The last time that I sat in a mathematics classroom, I remember imagining how I would teach the lesson if it were my classroom. All through school, I would analyze how teachers delivered their lessons and would think of ways that I could improve the lesson. When I felt that a lesson lacked in engagement, I first considered the content of the lesson, but usually tended to focus on the teacher’s method of delivery. At first, I thought that the teacher’s role was simply to bestow knowledge on his/her students. Over the years, I came to realize how stagnant that description of teaching really was. Instead, I began to see teaching as an increasingly dynamic role in education. The teachers that were more engaging were normally more entertaining. Their lessons did not consist solely of lecturing to their students. They delivered lessons in multiple ways, even offering different ways of explaining the same concept. They shared their excitement for the material and challenged their students to do their best.
Much of what I observed as a student is evident in my own philosophy of teaching. In mathematics, there is more to address than simply showing students how to solve problems.
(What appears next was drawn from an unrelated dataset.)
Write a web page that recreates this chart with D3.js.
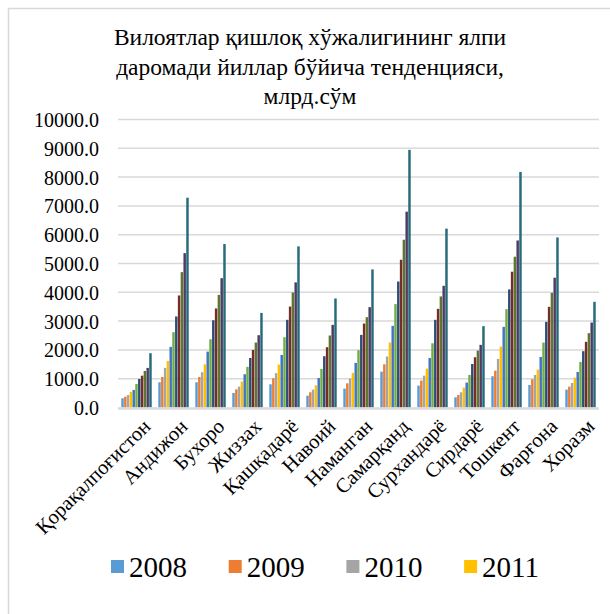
<!DOCTYPE html>
<html><head><meta charset="utf-8">
<script src="https://cdn.jsdelivr.net/npm/d3@7"></script>
<style>body{margin:0;background:#fff;} text{font-family:'Liberation Serif','Times New Roman',Tinos,'DejaVu Serif',serif !important;}</style>
</head><body><svg id="c" width="610" height="614"></svg>
<script>
const regions = ["Қорақалпоғистон","Андижон","Бухоро","Жиззах","Қашқадарё","Навоий","Наманган","Самарқанд","Сурхандарё","Сирдарё","Тошкент","Фарғона","Хоразм"];
const years = ["2008","2009","2010","2011","2012","2013","2014","2015","2016","2017","2018"];
const legendYears = ["2008","2009","2010","2011"];
const colors = ["#5B9BD5","#ED7D31","#A5A5A5","#FFC000","#4472C4","#70AD47","#2C4D75","#772C2A","#5F7530","#4D3B62","#276A7C"];
const yTicks = [0,1000,2000,3000,4000,5000,6000,7000,8000,9000,10000];
const titleLines = ["Вилоятлар қишлоқ хўжалигининг ялпи","даромади йиллар бўйича тенденцияси,","млрд.сўм"];
// values per region, years 2008..2018
const v2008 = [320,875,875,505,805,410,655,1245,760,355,1085,783,620];
const v2009 = [375,1060,1060,630,1015,528,840,1500,935,435,1280,980,725];
const v2010 = [435,1375,1225,725,1190,620,1003,1770,1105,528,1687,1130,850];
const v2011 = [540,1617,1500,900,1490,770,1200,2255,1350,690,2115,1315,1037];
const v2012 = [610,2105,1940,1155,1825,1025,1550,2835,1720,865,2800,1755,1235];
const v2013 = [817,2615,2370,1410,2440,1340,1990,3590,2230,1130,3415,2255,1583];
const v2014 = [990,3160,3030,1720,3045,1780,2520,4375,3045,1510,4100,2975,1955];
const v2015 = [1105,3890,3440,2000,3505,2093,2915,5130,3425,1745,4715,3495,2280];
const v2016 = [1270,4700,3910,2255,3995,2500,3135,5825,3855,1975,5235,3980,2580];
const v2017 = [1375,5360,4490,2510,4345,2870,3485,6800,4225,2175,5800,4505,2950];
const v2018 = [1885,7285,5675,3285,5595,3785,4795,8945,6210,2825,8180,5905,3670];
const series = [v2008,v2009,v2010,v2011,v2012,v2013,v2014,v2015,v2016,v2017,v2018];

const FONT = "Liberation Serif, Times New Roman, Tinos, DejaVu Serif, serif";
const svg = d3.select("#c").attr("font-family",FONT);
// chart border
svg.append("rect").attr("x",8.5).attr("y",8.5).attr("width",640).attr("height",640)
  .attr("fill","none").attr("stroke","#D9D9D9").attr("stroke-width",1.5);

const L=118, R=599, T=119.5, B=407.5;
const x0 = d3.scaleBand().domain(regions).range([L,R]).paddingInner(0.16).paddingOuter(0.08);
const x1 = d3.scaleBand().domain(years).range([0,x0.bandwidth()]).padding(0.12);
const y = d3.scaleLinear().domain([0,10000]).range([B,T]);

// title
svg.append("g").selectAll("text").data(titleLines).join("text")
  .attr("x",310).attr("y",(d,i)=>45+i*29.5).attr("text-anchor","middle")
  .attr("font-family",FONT).attr("font-size",23.5).attr("fill","#000").text(d=>d);

// gridlines
svg.append("g").selectAll("line").data(yTicks.filter(t=>t>0)).join("line")
  .attr("x1",L).attr("x2",R).attr("y1",d=>y(d)).attr("y2",d=>y(d))
  .attr("stroke","#D9D9D9").attr("stroke-width",1.5);

// y axis labels
const yAxis = d3.axisLeft(y).tickValues(yTicks).tickFormat(d=>d3.format(".1f")(d)).tickSize(0).tickPadding(0);
const ga = svg.append("g").attr("transform",`translate(${L-19},0)`).call(yAxis);
ga.attr("font-family",FONT).attr("font-size",20);
ga.select(".domain").remove();
ga.selectAll("text").attr("font-family",FONT).attr("font-size",20).attr("fill","#000").attr("dy","0.35em");

// bars
const groups = svg.append("g").selectAll("g").data(regions).join("g")
  .attr("transform",d=>`translate(${x0(d)},0)`);
groups.selectAll("rect").data((r,ri)=>years.map((yr,si)=>({yr,si,v:series[si][ri]}))).join("rect")
  .attr("x",d=>x1(d.yr)).attr("width",x1.bandwidth())
  .attr("y",d=>y(d.v)).attr("height",d=>B-y(d.v))
  .attr("fill",d=>colors[d.si]);

// baseline
svg.append("line").attr("x1",L).attr("x2",R).attr("y1",B+1).attr("y2",B+1)
  .attr("stroke","#D9D9D9").attr("stroke-width",2.5);

// x labels rotated
svg.append("g").selectAll("text").data(regions).join("text")
  .attr("transform",d=>`translate(${x0(d)+x0.bandwidth()/2+5},${B+10}) rotate(-45)`)
  .attr("text-anchor","end").attr("dy","0.7em")
  .attr("font-family",FONT).attr("font-size",20.5).attr("fill","#000").text(d=>d);

// legend
const lg = svg.append("g").selectAll("g").data(legendYears).join("g")
  .attr("transform",(d,i)=>`translate(${111+i*117.7},567)`);
lg.append("rect").attr("x",0).attr("y",-7).attr("width",13).attr("height",13)
  .attr("fill",(d,i)=>colors[i]);
lg.append("text").attr("x",18).attr("y",0).attr("dy","0.35em")
  .attr("font-family",FONT).attr("font-size",29).attr("fill","#000").text(d=>d);
</script></body></html>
Mathematics is not only a subject that is fundamentally sound in logic, but it provides a catalyst for exploring and appreciating the nature of other subjects. Consequently, the beauty of learning mathematics is in seeing how profoundly it describes the world we experience. Likewise, learning mathematics allows students to reflect on the complex processes of their thought as a series of interrelated logical steps. Thus, teaching mathematics requires more than providing students with the opportunity to apply concepts to real world situations, it requires the teacher to inspire students to see mathematics in every aspect of the world and better understand the mathematical reasoning of their own thought.
In order to inspire students to think mathematically, I need to integrate opportunities for students to engage mathematics at different levels and modalities. Experiential learning provides students with the opportunity to engage mathematics kinesthetically by having them apply mathematical concepts to real-life situations. Performance-based tasks allow students to critically analyze mathematical situations in collaboration with the efforts of their peers. This collaboration drives peer learning as students engage a particular task and work with their peers on developing an optimal solution. Even though mathematics may not seem to be the most likely subject for including English language development, it does provide an excellent means for developing English language proficiency while fostering mathematical fluency. Using collaborative models that thrive on problem-based and project-based learning are ideal ways of engaging students through social interaction, while providing a way to formatively assess the students’ understanding of the material. As I continue to develop my skills as an educator, I will always need to update my knowledge of current pedagogical trends, explore opportunities for collaborating with other educators in the same content area, and be consistently open to engaging students in mathematics through a process of learning that not only teaches them mathematics, but inspires them to think mathematically.